Drew guardò ancora una volta attorno al cerchio di persone. Stella teneva il volto nascosto contro la spalla del marito. La loro figlia, Alicia, posava entrambe le mani sulle spalle delle sue bambine. Richard non aveva sollevato la testa: Drew non riusciva a vederne gli occhi. Leisha stava in piedi sola, e la chiara luce del deserto metteva in evidenza la sua pelle giovane, i suoi occhi privi di rughe, le labbra rigidamente serrate.

A Drew venne in mente la parola, la parola che lo aveva ossessionato, la parola che si adeguava a tutti loro, Insonni, che piangevano colei che avevano più amato, che non era stata una di loro e che proprio per questo motivo era quella che amavano di più.

La parola era: "pietà".

Miri si chinò infuriata sul proprio terminale. Sia il monitor sia le informazioni in uscita dicevano la stessa cosa. Quel modello sintetico neurochimico forniva prestazioni anche peggiori del precedente. O degli ultimi due. O degli ultimi dieci. Le sue cavie, con i cervelli confusi da quella che sarebbe dovuta essere la risposta all’esperimento di Miri, rimanevano incerte nelle cabine per l’analisi cerebrale. La più piccola delle tre cedette: si sdraiò e si addormentò.

— M-m-magnifico — bofonchiò Miri. Ma che cosa le aveva mai fatto pensare di essere una ricercatrice biochimica? "Super"… già. Certo. Superincompetente.

Stringhe riguardanti codice genetico, fenotipi, enzimi, siti ricettori si formavano e riformavano nella sua testa. Nessuna di quelle serviva a qualcosa. Sprecato, tutto sprecato. Lanciò uno strumento di calibrazione dall’altra parte del laboratorio, garantendo così che dovesse venire ricalibrato.

— Miri!

Joan Lucas si trovava sull’arco della porta con il grazioso viso contorto come una corda. Lei e Miri non si parlavano da anni. — Miri…

— C-c-cosa c’è J-j-joan?

— Tony. Vieni immediatamente, Lui… — Il suo volto si contrasse ancora di più. Miri sentì il sangue gelarsi nelle vene.

— C-c-c-cosa?

— È caduto. Dal campo giochi. Oh, Miri, vieni.

Dal campo giochi, Dall’asse della stazione orbitale. No, non era possibile, il campo giochi era sigillato e dopo una caduta da quell’altezza non sarebbe rimasto nulla.

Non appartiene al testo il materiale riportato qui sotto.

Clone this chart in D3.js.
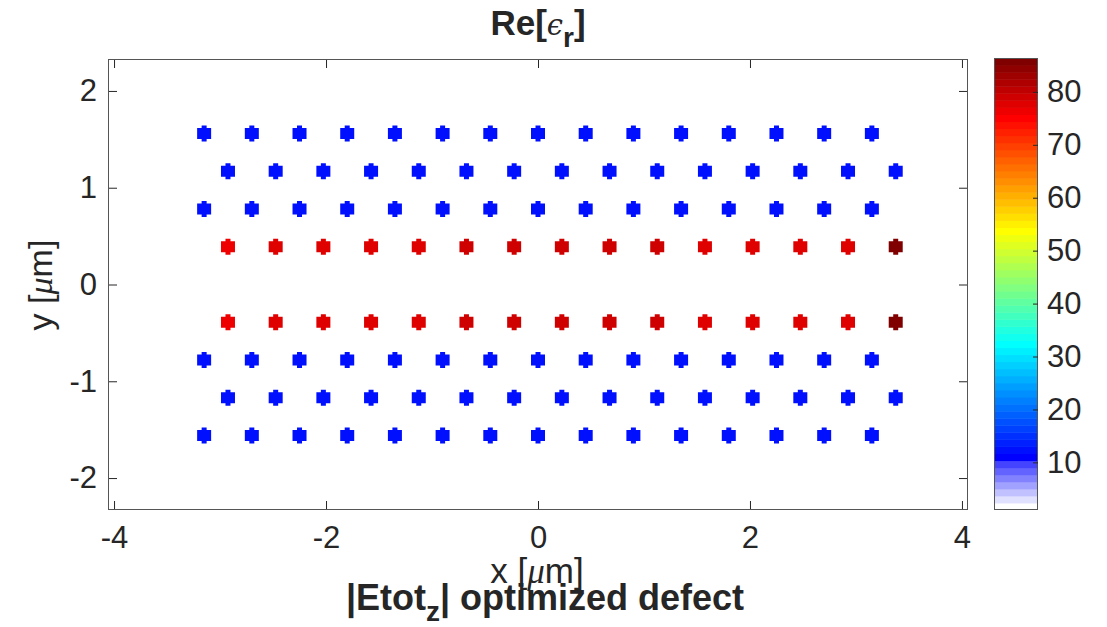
<!DOCTYPE html>
<html>
<head>
<meta charset="utf-8">
<script src="https://cdn.jsdelivr.net/npm/d3@7"></script>
<style>
  body { margin: 0; background: #fff; }
  text { font-family: "Liberation Sans", Arial, Helvetica, sans-serif; fill: #262626; }
</style>
</head>
<body>
<svg id="chart" width="1107" height="627"></svg>
<script>
// lattice columns (um)
const xEven = [-3.15, -2.7, -2.25, -1.8, -1.35, -0.9, -0.45, 0, 0.45, 0.9, 1.35, 1.8, 2.25, 2.7, 3.15];
const xOdd  = [-2.925, -2.475, -2.025, -1.575, -1.125, -0.675, -0.225, 0.225, 0.675, 1.125, 1.575, 2.025, 2.475, 2.925, 3.375];

// rows: y position, which column set, eps values
const rowY = [1.56, 1.17, 0.78, 0.39, -0.39, -0.78, -1.17, -1.56];
const rowCols = ["even", "odd", "even", "odd", "odd", "even", "odd", "even"];
const epsBlue = [12.1, 12.1, 12.1, 12.1, 12.1, 12.1, 12.1, 12.1, 12.1, 12.1, 12.1, 12.1, 12.1, 12.1, 12.1];
const epsDefect = [76.4, 77.6, 77.8, 77.7, 77.5, 79.0, 79.2, 79.3, 79.2, 79.0, 77.8, 77.6, 77.7, 77.5, 86.4];
const rowEps = [epsBlue, epsBlue, epsBlue, epsDefect, epsDefect, epsBlue, epsBlue, epsBlue];

const xTicks = [-4, -2, 0, 2, 4];
const yTicks = [-2, -1, 0, 1, 2];
const cTicks = [10, 20, 30, 40, 50, 60, 70, 80];
const cRange = [1, 86.4];

// jet(64) with the lowest levels faded to white
function jet64() {
  const n = 16;
  const u = [];
  for (let i = 1; i <= n; i++) u.push(i / n);
  for (let i = 1; i < n; i++) u.push(1);
  for (let i = n; i >= 1; i--) u.push(i / n);
  const pick = k => (k >= 1 && k <= u.length) ? u[k - 1] : 0;
  const cols = [];
  for (let j = 1; j <= 64; j++) {
    let r = pick(j - 24), g = pick(j - 8), b = pick(j + 8);
    if (j < 8) { const f = (j - 1) / 7; r = 1 - f * (1 - 1 / 7); g = r; b = 1; }
    cols.push(d3.rgb(r * 255, g * 255, b * 255).formatHex());
  }
  return cols;
}
const cmap = jet64();
const colorOf = v => {
  let i = Math.floor((v - cRange[0]) / (cRange[1] - cRange[0]) * 64);
  i = Math.max(0, Math.min(63, i));
  return cmap[i];
};

const svg = d3.select("#chart");
const L = 108, R = 968, T = 59, B = 510;

const x = d3.scaleLinear().domain([-4.057, 4.057]).range([L, R]);
const y = d3.scaleLinear().domain([-2.33, 2.33]).range([B, T]);

// axes with inward ticks
const fs = 31;
svg.append("g").attr("transform", `translate(0,${B})`)
  .call(d3.axisBottom(x).tickValues(xTicks).tickSize(-9).tickPadding(16).tickFormat(d3.format("d")));
svg.append("g").attr("transform", `translate(${L},0)`)
  .call(d3.axisLeft(y).tickValues(yTicks).tickSize(-9).tickPadding(11).tickFormat(d3.format("d")));
svg.append("g").attr("transform", `translate(0,${T})`)
  .call(d3.axisTop(x).tickValues(xTicks).tickSize(-9).tickFormat(""));
svg.append("g").attr("transform", `translate(${R},0)`)
  .call(d3.axisRight(y).tickValues(yTicks).tickSize(-9).tickFormat(""));

svg.selectAll(".domain").remove();
svg.selectAll(".tick line").attr("stroke", "#262626").attr("stroke-width", 1);
svg.selectAll(".tick text").attr("font-size", fs).attr("fill", "#262626")
  .text(function () { return d3.select(this).text().replace("−", "-"); });

svg.append("rect")
  .attr("x", L + 0.5).attr("y", T + 0.5)
  .attr("width", R - L - 1).attr("height", B - T - 1)
  .attr("fill", "none").attr("stroke", "#555").attr("stroke-width", 1);

// dots
const marker = "M-7,-5.5H-2.5V-8H2.5V-5.5H7V5.5H2.5V8H-2.5V5.5H-7Z";
const pts = [];
rowY.forEach((yy, r) => {
  const cols = rowCols[r] === "even" ? xEven : xOdd;
  cols.forEach((xx, k) => pts.push({ x: xx, y: yy, v: rowEps[r][k] }));
});
svg.append("g").selectAll("path")
  .data(pts).enter().append("path")
  .attr("d", marker)
  .attr("transform", d => `translate(${x(d.x)},${y(d.y)})`)
  .attr("fill", d => colorOf(d.v));

// colorbar
const cx0 = 994, cx1 = 1038;
const c = d3.scaleLinear().domain(cRange).range([510, 58]);
const step = (cRange[1] - cRange[0]) / 64;
svg.append("g").selectAll("rect")
  .data(cmap).enter().append("rect")
  .attr("x", cx0)
  .attr("width", cx1 - cx0)
  .attr("y", (d, i) => c(cRange[0] + (i + 1) * step))
  .attr("height", (d, i) => c(cRange[0] + i * step) - c(cRange[0] + (i + 1) * step) + 0.5)
  .attr("fill", d => d);
svg.append("rect")
  .attr("x", cx0 + 0.5).attr("y", 58.5)
  .attr("width", cx1 - cx0 - 1).attr("height", 451)
  .attr("fill", "none").attr("stroke", "#555");
const gc = svg.append("g").attr("transform", `translate(${cx1},0)`)
  .call(d3.axisRight(c).tickValues(cTicks).tickSize(-5).tickPadding(9));
gc.select(".domain").remove();
gc.selectAll(".tick line").attr("stroke", "#262626");
gc.selectAll(".tick text").attr("font-size", fs).attr("fill", "#262626");

// titles and labels
const title = svg.append("text").attr("x", 538).attr("y", 35)
  .attr("text-anchor", "middle").attr("font-size", 35).attr("font-weight", "bold").attr("fill", "#000");
title.append("tspan").text("Re[");
title.append("tspan").text("ϵ").attr("font-weight", "normal").attr("font-size", 29)
  .attr("font-family", "'DejaVu Serif', serif").attr("font-style", "italic");
title.append("tspan").text("r").attr("font-size", 28).attr("dy", 12);
title.append("tspan").text("]").attr("dy", -12);

const xl = svg.append("text").attr("x", 537).attr("y", 583)
  .attr("text-anchor", "middle").attr("font-size", 35);
xl.append("tspan").text("x [");
xl.append("tspan").text("μ").attr("font-style", "italic").attr("font-family", "'Liberation Serif', serif");
xl.append("tspan").text("m]");

const yl = svg.append("text").attr("transform", "translate(52,285) rotate(-90)")
  .attr("text-anchor", "middle").attr("font-size", 34);
yl.append("tspan").text("y [");
yl.append("tspan").text("μ").attr("font-style", "italic").attr("font-family", "'Liberation Serif', serif");
yl.append("tspan").text("m]");

const bt = svg.append("text").attr("x", 545).attr("y", 610)
  .attr("text-anchor", "middle").attr("font-size", 36).attr("font-weight", "bold").attr("fill", "#000");
bt.append("tspan").text("|Etot");
bt.append("tspan").text("z").attr("font-size", 28).attr("dy", 11);
bt.append("tspan").text("| optimized defect").attr("dy", -11);
</script>
</body>
</html>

— Dall’ascensore, intendo dire. Fuori. Sai che i ragazzini si sfidano sempre a salire dalla parte esterna dell’ascensore, sui montanti di sostegno, e poi a tuffarsi nel portello per le riparazioni.

Miri non lo sapeva. Tony non glielo aveva detto. Non riusciva a muoversi, non riusciva a pensare. Era solo capace di fissare Joan che stava piangendo. Alle spalle di Miri, una delle cavie modificate geneticamente emise un debole squittio.

— Vieni! — gridò Joan. — È ancora vivo!

A mala pena. Lo staff medico lo aveva già raggiunto. Lavorarono con espressione cupa sulle gambe schiacciate e sulla spalla rotta prima di trasferirlo in ospedale. Tony aveva gli occhi chiusi: un lato del cranio era ricoperto di sangue.

Miri percorse nella navetta d’emergenza il breve tratto fino all’ospedale. I dottori trascinarono via velocemente Tony. Miri restò seduta, immobile, accecata, sollevando lo sguardo soltanto all’arrivo di sua madre.

— Dov’è! — gridò Hermione, e una piccola, crudele parte della mente di Miri si chiese se Hermione avrebbe finalmente guardato direttamente il figlio maschio più grande, ora che tutto ciò che valeva la pena guardare era sparito. Il sorriso di Tony. L’espressione dei suoi occhi. La sua voce che balbettava le sue parole. Le parole di Tony.